◆ WORK REQUIRED
The listing below should be printed exactly, every line of it. Skip the pictures.

◆ DATA BLOCK
_ _ _ _ _ _ _

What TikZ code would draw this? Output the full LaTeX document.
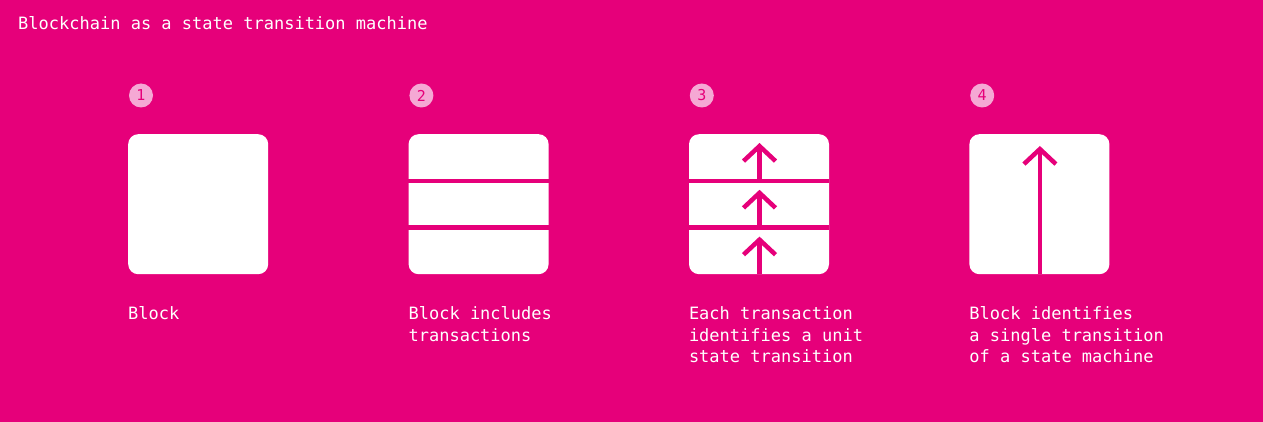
\documentclass[tikz,border=0pt]{standalone}
\usepackage{fontspec}
\setmonofont{DejaVu Sans Mono}
\usepackage{tikz}
\usetikzlibrary{arrows.meta,positioning,calc}
\definecolor{polkapink}{HTML}{E6007A}
\definecolor{softpink}{HTML}{F5A8D4}

\begin{document}
\begin{tikzpicture}[x=1pt,y=-1pt,
  blk/.style={fill=white, rounded corners=10pt, minimum width=140pt, minimum height=140pt, inner sep=0pt},
  stepnum/.style={circle, fill=softpink, text=polkapink, minimum size=24pt, inner sep=0pt, font=\ttfamily\fontsize{15}{15}\selectfont},
  captext/.style={anchor=north west, align=left, text=white, inner sep=0pt, font=\ttfamily\fontsize{17}{21.5}\selectfont},
  tx/.style={draw=polkapink, line width=4.5pt},
  uparrow/.style={tx, -{Straight Barb[length=15pt,width=32pt]}}]
\newcommand{\Gap}{140pt}; % space between blocks
\newcommand{\Head}{9}; % arrow tip below the top of its slot

% background
\fill[polkapink] (0,0) rectangle (1263,422);
\useasboundingbox (0,0) rectangle (1263,422);

\node[captext, anchor=base west] (title) at (18,29.3) {Blockchain as a state transition machine};

% blocks
\node[blk, anchor=north west] (box1) at (128,134) {};
\node[blk, right=\Gap of box1] (box2) {};
\node[blk, right=\Gap of box2] (box3) {};
\node[blk, right=\Gap of box3] (box4) {};

% step numbers
\foreach \i in {1,2,3,4}
  \node[stepnum] (num\i) at ([shift={(13,-38.5)}]box\i.north west) {\i};

% transaction slots
\coordinate (s2a) at ($(box2.north west)!1/3!(box2.south west)$);
\coordinate (s2b) at ($(box2.north west)!2/3!(box2.south west)$);
\draw[tx] (s2a) -- (s2a -| box2.east);
\draw[tx] (s2b) -- (s2b -| box2.east);

\coordinate (s3a) at ($(box3.north west)!1/3!(box3.south west)$);
\coordinate (s3b) at ($(box3.north west)!2/3!(box3.south west)$);
\draw[tx] (s3a) -- (s3a -| box3.east);
\draw[tx] (s3b) -- (s3b -| box3.east);

% unit transitions
\coordinate (m3) at ([shift={(0.5,0)}]box3.south);
\draw[uparrow] (m3) -- ([shift={(0,\Head)}]s3b -| m3);
\draw[uparrow] (s3b -| m3) -- ([shift={(0,\Head)}]s3a -| m3);
\draw[uparrow] (s3a -| m3) -- ([shift={(0,\Head)}]box3.north -| m3);

% single transition
\coordinate (m4) at ([shift={(0.5,0)}]box4.south);
\draw[uparrow] (m4) -- ([shift={(0,12)}]box4.north -| m4);

% captions
\node[captext] (cap1) at ([shift={(0,32)}]box1.south west) {Block};
\node[captext] (cap2) at ([shift={(0,32)}]box2.south west) {Block includes\\transactions};
\node[captext] (cap3) at ([shift={(0,32)}]box3.south west) {Each transaction\\identifies a unit\\state transition};
\node[captext] (cap4) at ([shift={(0,32)}]box4.south west) {Block identifies\\a single transition\\of a state machine};
\end{tikzpicture}
\end{document}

_ _ _ _ _ _ _

◆ WRITTEN ANSWER
What TikZ code would draw this? Output the full LaTeX document.
\documentclass[tikz,border=0pt]{standalone}
\usepackage{fontspec}
\setmonofont{DejaVu Sans Mono}
\usepackage{tikz}
\usetikzlibrary{arrows.meta,positioning,calc}
\definecolor{polkapink}{HTML}{E6007A}
\definecolor{softpink}{HTML}{F5A8D4}

\begin{document}
\begin{tikzpicture}[x=1pt,y=-1pt,
  blk/.style={fill=white, rounded corners=10pt, minimum width=140pt, minimum height=140pt, inner sep=0pt},
  stepnum/.style={circle, fill=softpink, text=polkapink, minimum size=24pt, inner sep=0pt, font=\ttfamily\fontsize{15}{15}\selectfont},
  captext/.style={anchor=north west, align=left, text=white, inner sep=0pt, font=\ttfamily\fontsize{17}{21.5}\selectfont},
  tx/.style={draw=polkapink, line width=4.5pt},
  uparrow/.style={tx, -{Straight Barb[length=15pt,width=32pt]}}]
\newcommand{\Gap}{140pt}; % space between blocks
\newcommand{\Head}{9}; % arrow tip below the top of its slot

% background
\fill[polkapink] (0,0) rectangle (1263,422);
\useasboundingbox (0,0) rectangle (1263,422);

\node[captext, anchor=base west] (title) at (18,29.3) {Blockchain as a state transition machine};

% blocks
\node[blk, anchor=north west] (box1) at (128,134) {};
\node[blk, right=\Gap of box1] (box2) {};
\node[blk, right=\Gap of box2] (box3) {};
\node[blk, right=\Gap of box3] (box4) {};

% step numbers
\foreach \i in {1,2,3,4}
  \node[stepnum] (num\i) at ([shift={(13,-38.5)}]box\i.north west) {\i};

% transaction slots
\coordinate (s2a) at ($(box2.north west)!1/3!(box2.south west)$);
\coordinate (s2b) at ($(box2.north west)!2/3!(box2.south west)$);
\draw[tx] (s2a) -- (s2a -| box2.east);
\draw[tx] (s2b) -- (s2b -| box2.east);

\coordinate (s3a) at ($(box3.north west)!1/3!(box3.south west)$);
\coordinate (s3b) at ($(box3.north west)!2/3!(box3.south west)$);
\draw[tx] (s3a) -- (s3a -| box3.east);
\draw[tx] (s3b) -- (s3b -| box3.east);

% unit transitions
\coordinate (m3) at ([shift={(0.5,0)}]box3.south);
\draw[uparrow] (m3) -- ([shift={(0,\Head)}]s3b -| m3);
\draw[uparrow] (s3b -| m3) -- ([shift={(0,\Head)}]s3a -| m3);
\draw[uparrow] (s3a -| m3) -- ([shift={(0,\Head)}]box3.north -| m3);

% single transition
\coordinate (m4) at ([shift={(0.5,0)}]box4.south);
\draw[uparrow] (m4) -- ([shift={(0,12)}]box4.north -| m4);

% captions
\node[captext] (cap1) at ([shift={(0,32)}]box1.south west) {Block};
\node[captext] (cap2) at ([shift={(0,32)}]box2.south west) {Block includes\\transactions};
\node[captext] (cap3) at ([shift={(0,32)}]box3.south west) {Each transaction\\identifies a unit\\state transition};
\node[captext] (cap4) at ([shift={(0,32)}]box4.south west) {Block identifies\\a single transition\\of a state machine};
\end{tikzpicture}
\end{document}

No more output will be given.